The homeowner whose new construction on Callender Avenue sparked all the Historic District debate in that neighborhood has a new problem on his hands. The city won't let him tie into the sewer system. Sewer permits were issued to him in 2006, but since the sewer hook-in moratorium went into effect in January, the city has effectively revoked those already-issued permits. The homeowner is not ruling out the option of suing the city if things don't work out.

A similar situation happened to a couple building a home out along the Drive. The city revoked their already-issued permits once the moratorium took effect. Their right to tie-in to the sewer system were restored, however, because according to Mayor Waluk, they are in different circumstances.
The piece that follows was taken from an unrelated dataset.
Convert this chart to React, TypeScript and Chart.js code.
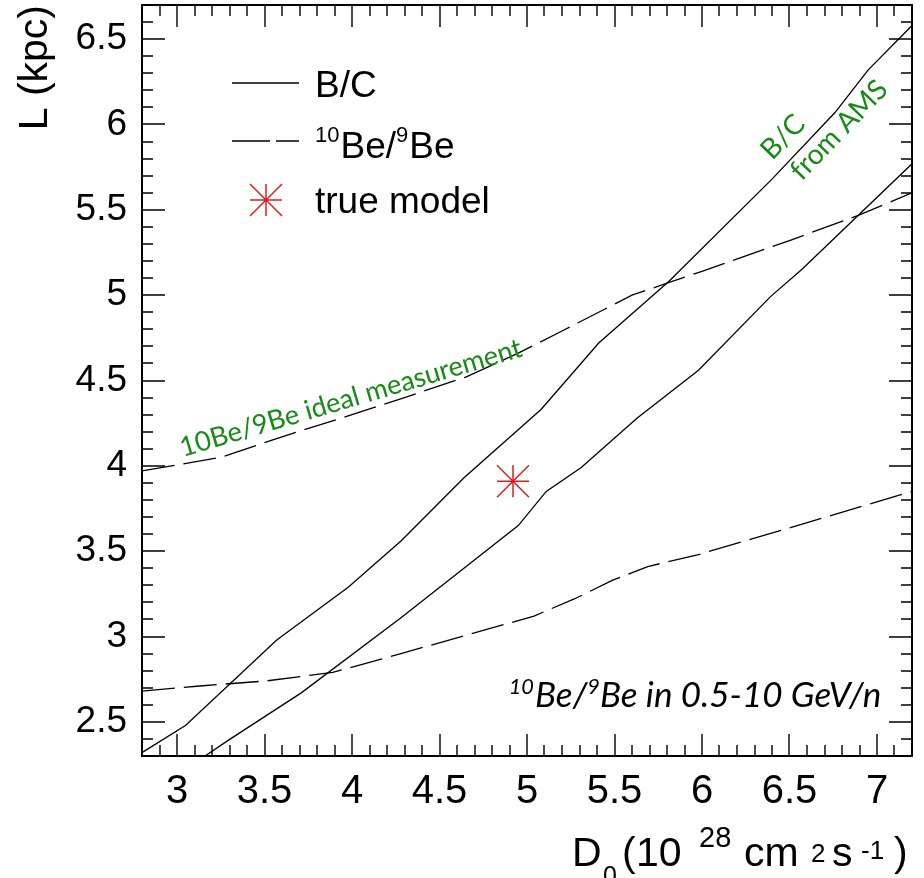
import React, { useEffect, useRef } from 'react';
import { Chart, registerables } from 'chart.js';

Chart.register(...registerables);

// ---------------- data ----------------
const bcUpperD0 = [2.8, 3.05, 3.57, 3.98, 4.28, 4.64, 5.08, 5.41, 5.81, 6.4, 6.76, 6.95, 7.2];
const bcUpperL = [2.32, 2.48, 2.98, 3.29, 3.56, 3.93, 4.33, 4.72, 5.08, 5.68, 6.07, 6.32, 6.58];
const bcLowerD0 = [3.16, 3.29, 3.71, 4.28, 4.95, 5.11, 5.31, 5.63, 5.98, 6.39, 6.57, 7.2];
const bcLowerL = [2.3, 2.39, 2.67, 3.11, 3.65, 3.85, 3.99, 4.28, 4.56, 4.99, 5.15, 5.77];
const beUpperD0 = [2.8, 3.25, 3.6, 4.0, 4.3, 4.65, 4.95, 5.2, 5.6, 5.8, 6.0, 6.5, 6.9, 7.2];
const beUpperL = [3.97, 4.05, 4.17, 4.3, 4.4, 4.52, 4.66, 4.79, 5.0, 5.07, 5.14, 5.32, 5.47, 5.6];
const beLowerD0 = [2.8, 3.13, 3.51, 3.89, 4.28, 4.8, 5.04, 5.27, 5.49, 5.69, 5.98, 6.28, 7.2];
const beLowerL = [2.68, 2.71, 2.74, 2.79, 2.9, 3.05, 3.12, 3.22, 3.33, 3.41, 3.48, 3.57, 3.85];
const trueD0 = [4.92];
const trueL = [3.91];

const xRange = [2.8, 7.2];
const yRange = [2.3, 6.7];
const xTickValues = [3, 3.5, 4, 4.5, 5, 5.5, 6, 6.5, 7];
const yTickValues = [2.5, 3, 3.5, 4, 4.5, 5, 5.5, 6, 6.5];

const legendLabels = ['B/C', 'Be/', 'Be', 'true model'];
const yTitle = 'L (kpc)';
const greenBe = '10Be/9Be ideal measurement';
const greenBC = ['B/C', 'from AMS'];

// ---------------- styles ----------------
const FAM = '"Liberation Sans", Arial, Helvetica, sans-serif';
const GFAM = 'Lato, "Open Sans", sans-serif';
const GREEN = '#178a17';
const RED = '#dc1e1e';

const pts = (xs: number[], ys: number[]) => xs.map((x, i) => ({ x, y: ys[i] }));

const zeroPadding = (s: any) => {
  s.paddingLeft = 0;
  s.paddingRight = 0;
  s.paddingTop = 0;
  s.paddingBottom = 0;
  s.getPadding = () => ({ left: 0, right: 0, top: 0, bottom: 0 });
};

const frameTicks = {
  id: 'frameTicks',
  afterDraw(chart: any) {
    const { ctx, chartArea: a, scales } = chart;
    const xs = scales.x;
    const ys = scales.y;
    ctx.save();
    ctx.strokeStyle = '#000';
    ctx.lineWidth = 1.4;
    ctx.beginPath();
    for (let i = Math.ceil(xs.min * 10 - 1e-6); i <= Math.floor(xs.max * 10 + 1e-6); i++) {
      const px = Math.round(xs.getPixelForValue(i / 10));
      const len = i % 5 === 0 ? 22 : 11;
      ctx.moveTo(px, a.bottom);
      ctx.lineTo(px, a.bottom - len);
      ctx.moveTo(px, a.top);
      ctx.lineTo(px, a.top + len);
    }
    for (let i = Math.ceil(ys.min * 10 - 1e-6); i <= Math.floor(ys.max * 10 + 1e-6); i++) {
      const py = Math.round(ys.getPixelForValue(i / 10));
      const len = i % 5 === 0 ? 23 : 11;
      ctx.moveTo(a.left, py);
      ctx.lineTo(a.left + len, py);
      ctx.moveTo(a.right, py);
      ctx.lineTo(a.right - len, py);
    }
    ctx.stroke();
    ctx.lineWidth = 2;
    ctx.strokeRect(a.left, a.top, a.right - a.left, a.bottom - a.top);
    ctx.restore();
  },
};

function drawAsterisk(ctx: CanvasRenderingContext2D, cx: number, cy: number, r: number) {
  ctx.beginPath();
  ctx.moveTo(cx - r, cy);
  ctx.lineTo(cx + r, cy);
  ctx.moveTo(cx, cy - r);
  ctx.lineTo(cx, cy + r);
  ctx.moveTo(cx - r, cy - r);
  ctx.lineTo(cx + r, cy + r);
  ctx.moveTo(cx - r, cy + r);
  ctx.lineTo(cx + r, cy - r);
  ctx.stroke();
}

const annotations = {
  id: 'annotations',
  afterDraw(chart: any) {
    const ctx: CanvasRenderingContext2D = chart.ctx;
    ctx.save();
    ctx.textAlign = 'left';
    ctx.textBaseline = 'alphabetic';

    // ---- legend ----
    ctx.strokeStyle = '#000';
    ctx.lineWidth = 1.3;
    ctx.beginPath();
    ctx.moveTo(232, 83);
    ctx.lineTo(299, 83);
    ctx.stroke();
    ctx.setLineDash([38, 6]);
    ctx.beginPath();
    ctx.moveTo(232, 141);
    ctx.lineTo(299, 141);
    ctx.stroke();
    ctx.setLineDash([]);
    ctx.strokeStyle = RED;
    ctx.lineWidth = 1.5;
    drawAsterisk(ctx, 266, 200, 16);

    ctx.fillStyle = '#000';
    ctx.font = `37px ${FAM}`;
    ctx.fillText(legendLabels[0], 315, 97);
    let x = 315;
    ctx.font = `22px ${FAM}`;
    ctx.fillText('10', x, 142);
    x += ctx.measureText('10').width + 1;
    ctx.font = `37px ${FAM}`;
    ctx.fillText(legendLabels[1], x, 158);
    x += ctx.measureText(legendLabels[1]).width;
    ctx.font = `22px ${FAM}`;
    ctx.fillText('9', x, 142);
    x += ctx.measureText('9').width + 1;
    ctx.font = `37px ${FAM}`;
    ctx.fillText(legendLabels[2], x, 158);
    ctx.fillText(legendLabels[3], 315, 213);

    // ---- green annotation: 10Be/9Be ideal measurement ----
    ctx.fillStyle = GREEN;
    ctx.font = `100px ${GFAM}`;
    const gs = (100 * 356) / ctx.measureText(greenBe).width;
    ctx.font = `${gs.toFixed(1)}px ${GFAM}`;
    ctx.save();
    ctx.translate(183, 457);
    ctx.rotate((-16.5 * Math.PI) / 180);
    ctx.fillText(greenBe, 0, 0);
    ctx.restore();

    // ---- green annotation: B/C from AMS ----
    ctx.font = `100px ${GFAM}`;
    const bs = (100 * 126) / ctx.measureText(greenBC[1]).width;
    ctx.font = `${bs.toFixed(1)}px ${GFAM}`;
    ctx.textAlign = 'center';
    ctx.textBaseline = 'middle';
    ctx.save();
    ctx.translate(783, 137);
    ctx.rotate((-46 * Math.PI) / 180);
    ctx.fillText(greenBC[0], 0, 0);
    ctx.restore();
    ctx.save();
    ctx.translate(839, 130);
    ctx.rotate((-46 * Math.PI) / 180);
    ctx.fillText(greenBC[1], 0, 0);
    ctx.restore();

    // ---- italic label ----
    ctx.textAlign = 'left';
    ctx.textBaseline = 'alphabetic';
    ctx.fillStyle = '#000';
    ctx.font = `italic 100px ${GFAM}`;
    const w1 = ctx.measureText('Be/').width;
    const w2 = ctx.measureText('Be in 0.5-10 GeV/n').width;
    ctx.font = `italic 62px ${GFAM}`;
    const w9 = ctx.measureText('9').width;
    const fs = (100 * 347) / (w1 + w2 + w9);
    const ss = fs * 0.62;
    ctx.font = `italic ${ss.toFixed(1)}px ${GFAM}`;
    ctx.textAlign = 'right';
    ctx.fillText('10', 534, 694);
    ctx.textAlign = 'left';
    x = 535;
    ctx.font = `italic ${fs.toFixed(1)}px ${GFAM}`;
    ctx.fillText('Be/', x, 707);
    x += ctx.measureText('Be/').width;
    ctx.font = `italic ${ss.toFixed(1)}px ${GFAM}`;
    ctx.fillText('9', x, 694);
    x += ctx.measureText('9').width;
    ctx.font = `italic ${fs.toFixed(1)}px ${GFAM}`;
    ctx.fillText('Be in 0.5-10 GeV/n', x, 707);

    // ---- x axis title: D0 (10^28 cm^2 s^-1) ----
    const big = `41px ${FAM}`;
    const small = `26px ${FAM}`;
    ctx.font = big;
    ctx.fillText('D', 572, 866);
    ctx.font = `25px ${FAM}`;
    ctx.fillText('0', 603, 884);
    ctx.font = big;
    ctx.fillText('(', 622, 866);
    ctx.fillText('10', 636, 866);
    ctx.font = `29px ${FAM}`;
    ctx.fillText('28', 699, 847);
    ctx.font = big;
    ctx.fillText('cm', 744, 866);
    ctx.font = small;
    ctx.fillText('2', 811, 862);
    ctx.font = big;
    ctx.fillText('s', 832, 866);
    ctx.font = small;
    ctx.fillText('-1', 861, 859);
    ctx.font = big;
    ctx.fillText(')', 894, 866);

    ctx.restore();
  },
};

export default function App() {
  const ref = useRef<HTMLCanvasElement | null>(null);

  useEffect(() => {
    if (!ref.current) return;
    const lineStyle = {
      showLine: true,
      pointRadius: 0,
      borderColor: '#000',
      backgroundColor: '#000',
      borderWidth: 1.3,
      tension: 0,
      fill: false,
    };
    const chart = new Chart(ref.current, {
      type: 'scatter',
      data: {
        datasets: [
          { label: 'B/C', data: pts(bcUpperD0, bcUpperL), ...lineStyle },
          { label: 'B/C from AMS', data: pts(bcLowerD0, bcLowerL), ...lineStyle },
          { label: '10Be/9Be ideal measurement', data: pts(beUpperD0, beUpperL), ...lineStyle, borderDash: [33, 9] },
          { label: '10Be/9Be in 0.5-10 GeV/n', data: pts(beLowerD0, beLowerL), ...lineStyle, borderDash: [33, 9] },
          {
            label: 'true model',
            data: pts(trueD0, trueL),
            showLine: false,
            pointStyle: 'cross',
            pointRadius: 16,
            pointBorderColor: RED,
            pointBackgroundColor: RED,
            pointBorderWidth: 1.5,
          },
          {
            label: 'true model (diagonals)',
            data: pts(trueD0, trueL),
            showLine: false,
            pointStyle: 'crossRot',
            pointRadius: 22.6,
            pointBorderColor: RED,
            pointBackgroundColor: RED,
            pointBorderWidth: 1.5,
          },
        ],
      } as any,
      options: {
        animation: false,
        responsive: true,
        maintainAspectRatio: false,
        devicePixelRatio: 1,
        layout: { autoPadding: false, padding: { top: 5, right: 12, left: 0, bottom: 0 } },
        plugins: { legend: { display: false }, tooltip: { enabled: false }, title: { display: false } },
        scales: {
          x: {
            type: 'linear',
            position: 'bottom',
            min: xRange[0],
            max: xRange[1],
            grid: { display: false, drawTicks: false },
            border: { display: false },
            afterBuildTicks: (s: any) => {
              s.ticks = xTickValues.map((v) => ({ value: v }));
            },
            afterFit: (s: any) => {
              s.height = 122;
              zeroPadding(s);
            },
            ticks: {
              color: '#000',
              font: { family: FAM, size: 40 },
              padding: 12,
              maxRotation: 0,
              autoSkip: false,
              callback: (v: any) => String(v),
            },
          },
          y: {
            type: 'linear',
            min: yRange[0],
            max: yRange[1],
            grid: { display: false, drawTicks: false },
            border: { display: false },
            afterBuildTicks: (s: any) => {
              s.ticks = yTickValues.map((v) => ({ value: v }));
            },
            afterFit: (s: any) => {
              s.width = 142;
              zeroPadding(s);
            },
            ticks: {
              color: '#000',
              font: { family: FAM, size: 37 },
              padding: 15,
              autoSkip: false,
              callback: (v: any) => String(v),
            },
            title: {
              display: true,
              text: yTitle,
              align: 'end',
              color: '#000',
              font: { family: FAM, size: 41 },
              padding: { top: 11, bottom: 0 },
            },
          },
        },
      } as any,
      plugins: [frameTicks, annotations],
    });
    return () => chart.destroy();
  }, []);

  return (
    <div style={{ position: 'absolute', left: 0, top: 0, width: 924, height: 878, background: '#fff' }}>
      <canvas ref={ref} />
    </div>
  );
}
The house along the Drive is tying into a private sewer line, so it's different, Waluk says. Except it's not, because that private sewer line goes straight to a city pipe. So the end result is actually the same.

The Callender Avenue homeowner contacted City Council members about his plight. Here's what Jeanne-Marie Napolitano had to say:

Councilwoman Jeanne Marie Napolitano confirmed that and said she agrees with Page that his permit should be honored.

"This is not right and it's not fair," she said.

She said Page has the same rights as the homeowner at Harrison Avenue and Beacon Hill Road.

Napolitano said just about everyone agrees that the stormwater the floods into and infiltrates the sewer system during heavy rains is the real problem. The influx of stormwater fills the system to capacity and the excess flows into the harbor. A few new sewer connections to the system each year do not strain the capacity of the system, Napolitano said.

"This moratorium does not solve the problem," she said.